• Prekshi Singhal

IFRS (International Financial Reporting Standards)

What is IFRS and it's objective?

IFRS refers to the International Financial Reporting Standards which are issued and maintained by the London-based organization- International Accounting Standards Board (IASB).

It is currently the required framework in more than 120 countries. The main objective of IFRS is to ensure consistency, transparency, and comparability of financial statements all around the world.

It basically comprises accounting rules which determine how various transactions and other accounting events are to be reported in the financial statements of the companies. Along with that, it aims at promoting the use of detailed standards.

What are advantages in getting converted to IFRS?

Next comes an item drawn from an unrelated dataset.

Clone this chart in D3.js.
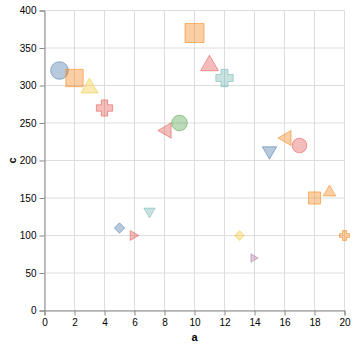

The main advantages of getting converted into IFRS are as follows:

  • Using the IFRS, companies can report their financial statements on the same basis as their foreign competitors hence, making comparisons easier.

  • It is useful for companies having subsidiaries in other countries that permit IFRS reporting and hence, help in maintaining a standard company-wide. Apart from this, Companies that are subsidiaries of foreign companies or may have foreign investors may also be required to report as per IFRS for ease of comparisons.

  • In order to draw foreign investment, the companies are again required to report in IFRS.

What are the disadvantages in getting converted to IFRS?

The main criticism that is faced by IFRS is its comparison with GAAP.

GAAP is the short form of Generally Accepted Accounting Principles which are used as accounting standards in the United States.

IFRS has fewer rules when compared to GAAP, it focuses on more of the general principles than GAAP; making IFRS easier to report and understand.

Thus, the concern that a certain level of quality might be lost in accepting IFRS completely is a major disadvantage. Apart from that, companies with workings based entirely in the US resist the adoption of IFRS as their market does not have any incentive for accepting IFRS financial statements.